In May 1940, before the French collapse, an International Red Cross delegate was able to say:
A great effort is being made everywhere in Germany to lodge the hundreds of thousands of prisoners…. The authorities show a fine spirit of understanding….
Against the oppressive weight of German restrictions and the harshness resulting from a tendency on the part of some German guards to exploit to the utmost their power as captors, the British prisoner in time found weapons. There was his own native stubbornness which left him unmoved after torrents of screaming abuse; there was his sense of humour which made him laugh at his misfortunes and brought the sting of ridicule to the enemy's raw spots; there was the cheering news of the Battle of Britain brought in by newly-captured prisoners; there were the gifts of food, clothing, and other comforts which restored his physical energy and gave him a sense of pride in belonging to the country which had sent them; there was the organisation of escapes and anti-propaganda measures which made him feel he was carrying on the fight in some small way. On their side, governments and relief agencies immediately shouldered the burden of supplying him with the extra food and clothing necessary to keep him in health and good heart, until such time as he would be again free to make his contribution to the nation's economy. And lastly, his next-of-kin were at pains to follow the special postal regulations for sending the letters and parcels from home which would bring him the best mental comfort of all.

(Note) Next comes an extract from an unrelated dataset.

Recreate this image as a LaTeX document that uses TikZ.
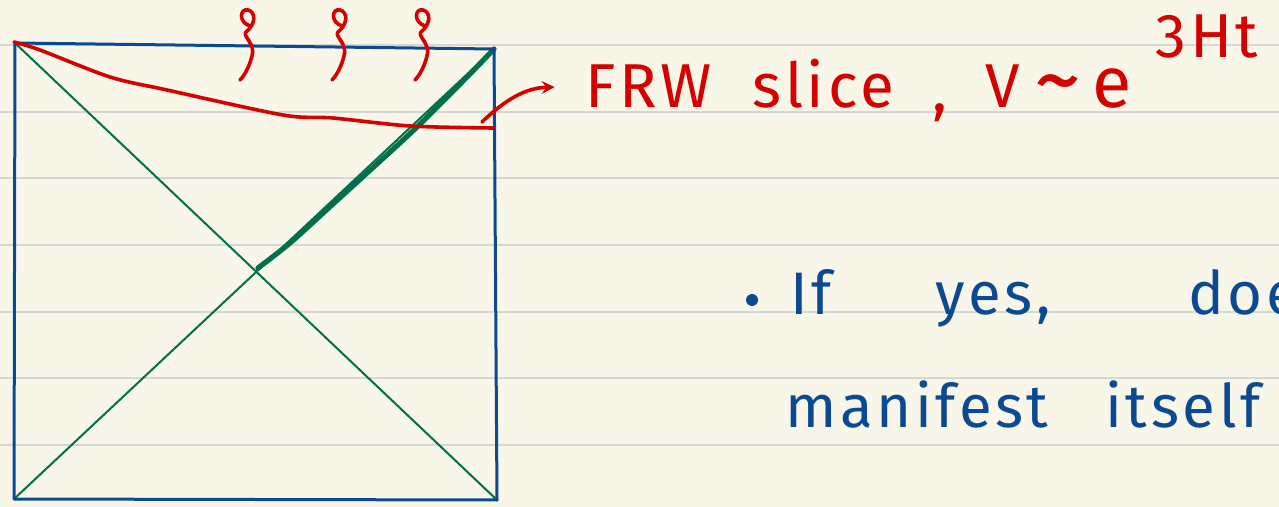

The beauty of the Italian scene and the volatile lightheartedness of many of its people brightened the first months for prisoners in Italy. Moreover, the Italians were eager to show their civilised attitude towards their fellow-beings, even though prisoners—perhaps especially to the British. In those days of few prisoners it was no great strain on their economy to treat British officers much as they did their own, and to reduce considerably for British other ranks the wide gap that existed between the traditional standards of living of their own officers and other ranks. Then, too, the surrender of their armies in East Africa and the later British successes in Cyrenaica placed a mass of Italians in British hands which far exceeded the number of prisoners they had any prospect of taking. Whatever the value of international conventions, treatment of prisoners tends to be reciprocal; and the nation with a preponderance in numbers captured is placed in a favourable bargaining position. Whether or not such considerations had any restraining influence on the Fascist Government, it seems that many Italians were only too willing to show friendliness to their British ‘guests’. Many next-of-kin in New Zealand felt happier when they heard that their sons or husbands were prisoners of the Italians and not in German hands; and it is clear that in the early stage at least their attitude was justified.